Vox Motus have come a long way since Edmunds and Harrison formed the company while students at what is now the Royal Conservatoire of Scotland in Glasgow. Their 2007 debut, How To Steal A Diamond, gave little hints of the technical complexities that would become increasingly ambitious in the broad comedy of Slick, the darkness of Bright Black and the musical audacity of 2010's The Not So Fatal Death of Grandpa Fredo.

One novel aspect of the company's biggest show to date is bringing members of the audience onstage to sit alongside the Davenports as they conduct their séance, just as might happen at such an occasion in real life. As Edmunds and Harrison acknowledge, such close-up involvement has the potential to disrupt things unintentionally.

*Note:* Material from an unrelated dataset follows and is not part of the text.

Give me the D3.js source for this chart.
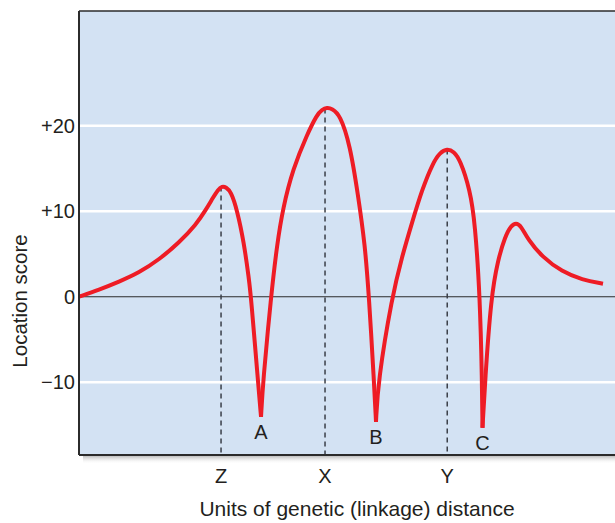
<!DOCTYPE html>
<html>
<head>
  <script src='https://cdn.jsdelivr.net/npm/d3@7/dist/d3.min.js'></script>
  <meta charset='utf-8'>
  <title></title>
  <style>
    body { margin: 0; background: #fff; }
    #chart { width: 615px; height: 523px; }
    text { font-family: 'Liberation Sans', Arial, sans-serif; fill: #231f20; }
  </style>
</head>
<body>
  <div id='chart'></div>
  <script>
    // location score curve
    var distance = [0, 3.73, 7.46, 11.19, 14.93, 18.66, 21.83, 23.69, 25.00, 25.93, 26.68, 27.43, 28.36, 29.48,
      30.78, 31.72, 32.09, 33.40, 33.96,
      34.33, 35.82, 36.94, 38.06, 39.93, 42.54, 44.40, 45.34, 46.27, 47.20, 48.69, 50.56, 52.05, 53.36, 54.10,
      55.04, 55.41,
      55.78, 58.40, 60.26, 62.13, 63.99, 66.04, 67.35, 68.66, 69.96, 71.08, 72.95, 73.88, 74.81, 75.19,
      75.28,
      75.75, 76.87, 78.17, 79.48, 80.60, 81.53, 82.46, 83.77, 86.38, 90.11, 93.84, 97.76];
    var score = [0, 0.82, 1.75, 2.81, 4.33, 6.32, 8.42, 10.18, 11.58, 12.51, 12.92, 12.81, 12.28, 10.18,
      6.32, 1.99, 0, -9.94, -14.04,
      -9.94, 0, 6.08, 10.41, 14.97, 18.95, 21.29, 21.87, 22.11, 21.99, 21.29, 17.78, 11.93, 6.08, 0,
      -9.94, -14.62,
      -9.94, 0, 4.68, 8.65, 12.51, 15.67, 16.84, 17.31, 16.96, 16.02, 12.51, 8.65, 0, -9.94,
      -15.32,
      -9.94, 0, 4.33, 7.02, 8.30, 8.65, 8.30, 6.67, 4.68, 2.92, 1.99, 1.52];

    var peakNames = ['Z', 'X', 'Y'];
    var peakX = [26.5, 45.9, 68.7];
    var peakY = [12.9, 22.0, 17.2];

    var dipNames = ['A', 'B', 'C'];
    var dipX = [33.96, 55.41, 75.28];
    var dipY = [-14.04, -14.62, -15.32];

    var yTicks = [20, 10, 0, -10];
    var yTickLabels = ['+20', '+10', '0', '\u221210'];

    var width = 615, height = 523;
    var margin = { top: 11, right: 0, bottom: 68, left: 79 };
    var w = width - margin.left - margin.right,
      h = height - margin.top - margin.bottom;

    var svg = d3.select('#chart').append('svg')
      .attr('width', width)
      .attr('height', height);

    var defs = svg.append('defs');
    var grad = defs.append('linearGradient')
      .attr('id', 'shadow')
      .attr('x1', 0).attr('y1', 0).attr('x2', 0).attr('y2', 1);
    grad.append('stop').attr('offset', 0).attr('stop-color', '#9a9a9a').attr('stop-opacity', 0.8);
    grad.append('stop').attr('offset', 1).attr('stop-color', '#ffffff').attr('stop-opacity', 0);

    var g = svg.append('g')
      .attr('transform', 'translate(' + margin.left + ',' + margin.top + ')');

    var x = d3.scaleLinear().domain([0, 100]).range([0, w]);
    var y = d3.scaleLinear().domain([-18.5, 33.4]).range([h, 0]);

    // shadow under the panel
    g.append('rect')
      .attr('x', 4).attr('y', h)
      .attr('width', w).attr('height', 9)
      .attr('fill', 'url(#shadow)');

    g.append('rect')
      .attr('width', w).attr('height', h)
      .attr('fill', '#d3e2f3');

    // white grid lines
    g.selectAll('.grid')
      .data(yTicks.filter(function(d) { return d !== 0; }))
      .enter().append('line')
      .attr('x1', 0).attr('x2', w)
      .attr('y1', function(d) { return y(d); })
      .attr('y2', function(d) { return y(d); })
      .attr('stroke', '#fff')
      .attr('stroke-width', 2.5);

    // zero line
    g.append('line')
      .attr('x1', 0).attr('x2', w)
      .attr('y1', y(0)).attr('y2', y(0))
      .attr('stroke', '#2b2b2b')
      .attr('stroke-width', 1.2);

    // dashed drop lines from peaks
    g.selectAll('.drop')
      .data(peakX)
      .enter().append('line')
      .attr('x1', function(d) { return x(d); })
      .attr('x2', function(d) { return x(d); })
      .attr('y1', function(d, i) { return y(peakY[i]); })
      .attr('y2', h)
      .attr('stroke', '#3a3f48')
      .attr('stroke-width', 1.5)
      .attr('stroke-dasharray', '5,4');

    // split the curve into arcs at the sharp dips, so each dip stays a cusp
    var pts = d3.zip(distance, score);
    var arcs = [], start = 0;
    for (var i = 1; i < pts.length - 1; i++) {
      if (score[i] < score[i - 1] && score[i] < score[i + 1]) {
        arcs.push(pts.slice(start, i + 1));
        start = i;
      }
    }
    arcs.push(pts.slice(start));

    var line = d3.line()
      .x(function(d) { return x(d[0]); })
      .y(function(d) { return y(d[1]); })
      .curve(d3.curveBasis);

    g.selectAll('.arc')
      .data(arcs)
      .enter().append('path')
      .attr('d', line)
      .attr('fill', 'none')
      .attr('stroke', '#ee1c25')
      .attr('stroke-width', 4)
      .attr('stroke-linejoin', 'round');

    // dip labels
    g.selectAll('.dip')
      .data(dipNames)
      .enter().append('text')
      .attr('x', function(d, i) { return x(dipX[i]); })
      .attr('y', function(d, i) { return y(dipY[i]) + 22; })
      .attr('text-anchor', 'middle')
      .style('font-size', '20px')
      .text(function(d) { return d; });

    // panel border: left, top and bottom
    g.append('line').attr('x1', 0).attr('x2', 0).attr('y1', 0).attr('y2', h)
      .attr('stroke', '#2b2b2b').attr('stroke-width', 2);
    g.append('line').attr('x1', 0).attr('x2', w).attr('y1', 0).attr('y2', 0)
      .attr('stroke', '#2b2b2b').attr('stroke-width', 1.5);
    g.append('line').attr('x1', 0).attr('x2', w).attr('y1', h).attr('y2', h)
      .attr('stroke', '#2b2b2b').attr('stroke-width', 2);

    // y tick labels
    g.selectAll('.ytick')
      .data(yTicks)
      .enter().append('text')
      .attr('x', -4)
      .attr('y', function(d) { return y(d); })
      .attr('dy', '0.35em')
      .attr('text-anchor', 'end')
      .style('font-size', '20px')
      .text(function(d, i) { return yTickLabels[i]; });

    // x marker labels
    g.selectAll('.xtick')
      .data(peakNames)
      .enter().append('text')
      .attr('x', function(d, i) { return x(peakX[i]); })
      .attr('y', h + 28)
      .attr('text-anchor', 'middle')
      .style('font-size', '20px')
      .text(function(d) { return d; });

    svg.append('text')
      .attr('x', 357)
      .attr('y', 516)
      .attr('text-anchor', 'middle')
      .style('font-size', '21px')
      .text('Units of genetic (linkage) distance');

    svg.append('text')
      .attr('transform', 'translate(27,301) rotate(-90)')
      .attr('text-anchor', 'middle')
      .style('font-size', '20.5px')
      .text('Location score');
  </script>
</body>
</html>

"An interesting thing as directors is trying to foresee every possible reaction these members of the audience might have," Harrison observes.

"Everyone will have a slightly different response, so we have to bed the performers down, so they can continue the narrative arc no matter what the people who come up onstage might do. The look of horror on the actors' faces when we unveiled these plans was a picture, but the thing to emphasise is that they're not random members of the audience who do this. It's a choice they make."

This choice is made in the foyer as the audience enter into a mock-up of a Victorian world in which they go as willingly as real-life believers in the spirit world.

"It's been fascinating to look back at the start of spiritualism," says Edmunds, "which dates back to the Fox sisters, who predated the Davenports. People just wouldn't believe that these two children were lying."

Suspension of disbelief, then, is everything in The Infamous Brothers Davenport.

"At the top of the show we want people to experience all the things they associate with seances," Edmunds explains, "but we also want to take it further so people have an emotional investment in the narrative and so it's not just all about tricks."

As Harrison puts it: "The thing we've been holding dear all through the creative process is the power of the human imagination, and the dark places the imagination can take you. This belief in things like spiritualism, I think it's directly proportional with what's going on in terms of a decline in belief in organised religion. The less that people engage with organised religion, the more of a void there is, and the more we try to fill it. That can be through scientific rational beliefs, or something like spiritualism. I've put my foot in it a few times talking about this show in presuming that everybody has the same beliefs, and finding out that they really don't.

"As theatre-makers it's difficult to get a balance, because we don't believe in anything beyond death as human beings, but we don't want to criticise anyone's belief system in anyway, because for a lot of people it provides hope."